─── Input records

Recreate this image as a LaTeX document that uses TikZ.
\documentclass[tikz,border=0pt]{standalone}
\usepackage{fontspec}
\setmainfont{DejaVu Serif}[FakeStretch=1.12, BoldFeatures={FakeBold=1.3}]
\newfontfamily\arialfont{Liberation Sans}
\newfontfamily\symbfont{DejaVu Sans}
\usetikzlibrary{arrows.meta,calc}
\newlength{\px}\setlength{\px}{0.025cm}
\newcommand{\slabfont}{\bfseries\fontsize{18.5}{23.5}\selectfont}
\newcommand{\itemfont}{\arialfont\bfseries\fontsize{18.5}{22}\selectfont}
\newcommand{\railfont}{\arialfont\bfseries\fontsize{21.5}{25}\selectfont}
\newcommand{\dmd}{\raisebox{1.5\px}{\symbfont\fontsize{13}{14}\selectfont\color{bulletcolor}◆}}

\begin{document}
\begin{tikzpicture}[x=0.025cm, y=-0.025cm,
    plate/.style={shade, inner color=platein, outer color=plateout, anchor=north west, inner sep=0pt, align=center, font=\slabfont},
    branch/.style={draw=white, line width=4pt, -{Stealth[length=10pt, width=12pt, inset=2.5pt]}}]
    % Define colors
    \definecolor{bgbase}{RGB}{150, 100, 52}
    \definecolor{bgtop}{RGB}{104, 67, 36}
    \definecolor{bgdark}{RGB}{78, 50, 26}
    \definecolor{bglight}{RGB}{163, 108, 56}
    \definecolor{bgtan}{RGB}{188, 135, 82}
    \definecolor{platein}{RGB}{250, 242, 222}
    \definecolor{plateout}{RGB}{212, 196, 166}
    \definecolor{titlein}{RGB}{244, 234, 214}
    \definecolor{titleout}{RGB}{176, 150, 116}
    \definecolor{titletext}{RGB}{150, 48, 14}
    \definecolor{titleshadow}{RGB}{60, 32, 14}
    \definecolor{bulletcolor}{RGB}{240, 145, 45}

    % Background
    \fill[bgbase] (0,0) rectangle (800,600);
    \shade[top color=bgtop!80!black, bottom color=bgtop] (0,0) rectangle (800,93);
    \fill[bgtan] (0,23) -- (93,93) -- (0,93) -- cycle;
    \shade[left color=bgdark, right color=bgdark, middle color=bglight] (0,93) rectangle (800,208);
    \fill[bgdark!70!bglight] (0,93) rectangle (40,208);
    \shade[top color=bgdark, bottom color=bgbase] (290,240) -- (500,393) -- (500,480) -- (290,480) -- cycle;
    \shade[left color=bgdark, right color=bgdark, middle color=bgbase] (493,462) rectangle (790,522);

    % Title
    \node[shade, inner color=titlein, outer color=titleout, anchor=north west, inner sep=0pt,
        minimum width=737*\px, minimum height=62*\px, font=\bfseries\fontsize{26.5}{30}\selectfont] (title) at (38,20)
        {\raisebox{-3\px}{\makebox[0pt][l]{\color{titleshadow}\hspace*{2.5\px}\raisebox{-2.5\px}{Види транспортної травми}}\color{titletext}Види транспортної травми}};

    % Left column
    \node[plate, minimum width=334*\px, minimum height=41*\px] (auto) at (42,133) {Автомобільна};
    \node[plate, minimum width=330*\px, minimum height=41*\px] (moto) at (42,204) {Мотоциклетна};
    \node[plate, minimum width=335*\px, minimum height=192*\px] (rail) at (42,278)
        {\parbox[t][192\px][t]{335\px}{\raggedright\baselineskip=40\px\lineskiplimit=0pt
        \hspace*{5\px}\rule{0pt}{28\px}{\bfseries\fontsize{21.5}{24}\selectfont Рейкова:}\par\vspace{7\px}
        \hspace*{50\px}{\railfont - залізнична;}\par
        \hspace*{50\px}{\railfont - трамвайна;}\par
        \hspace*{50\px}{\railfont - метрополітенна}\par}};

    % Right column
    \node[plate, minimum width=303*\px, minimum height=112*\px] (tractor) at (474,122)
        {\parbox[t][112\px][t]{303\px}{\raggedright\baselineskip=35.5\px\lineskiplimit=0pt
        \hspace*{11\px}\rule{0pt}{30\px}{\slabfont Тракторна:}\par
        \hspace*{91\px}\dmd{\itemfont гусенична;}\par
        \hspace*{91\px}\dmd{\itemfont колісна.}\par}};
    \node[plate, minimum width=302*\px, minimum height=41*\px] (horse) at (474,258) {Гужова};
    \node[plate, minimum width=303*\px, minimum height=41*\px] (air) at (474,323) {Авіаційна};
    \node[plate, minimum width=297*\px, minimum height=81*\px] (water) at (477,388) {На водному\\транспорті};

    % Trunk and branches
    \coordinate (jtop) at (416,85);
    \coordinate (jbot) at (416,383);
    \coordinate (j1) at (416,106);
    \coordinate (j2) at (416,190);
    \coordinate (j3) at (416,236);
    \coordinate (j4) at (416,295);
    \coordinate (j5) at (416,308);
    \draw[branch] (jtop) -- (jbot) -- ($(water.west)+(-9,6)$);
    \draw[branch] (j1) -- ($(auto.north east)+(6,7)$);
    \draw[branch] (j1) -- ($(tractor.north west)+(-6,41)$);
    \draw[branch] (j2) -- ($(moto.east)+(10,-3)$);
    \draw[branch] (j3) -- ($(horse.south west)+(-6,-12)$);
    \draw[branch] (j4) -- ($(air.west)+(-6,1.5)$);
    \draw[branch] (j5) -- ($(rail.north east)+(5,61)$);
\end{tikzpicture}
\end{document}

──────
─── Input records

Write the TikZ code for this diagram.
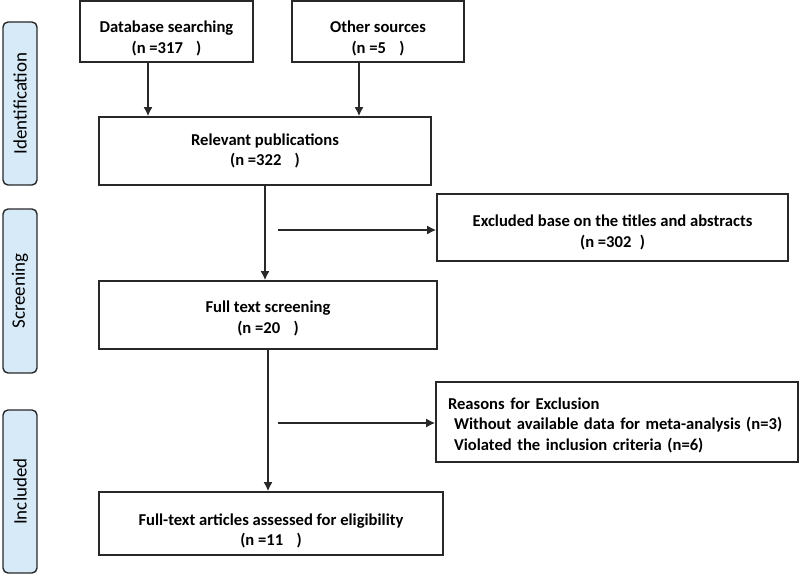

──────

[Task instructions]
Find all lines with "this" in them and copy each one.

[Exercise result]
Recreate this image as a LaTeX document that uses TikZ.
Write the TikZ code for this diagram.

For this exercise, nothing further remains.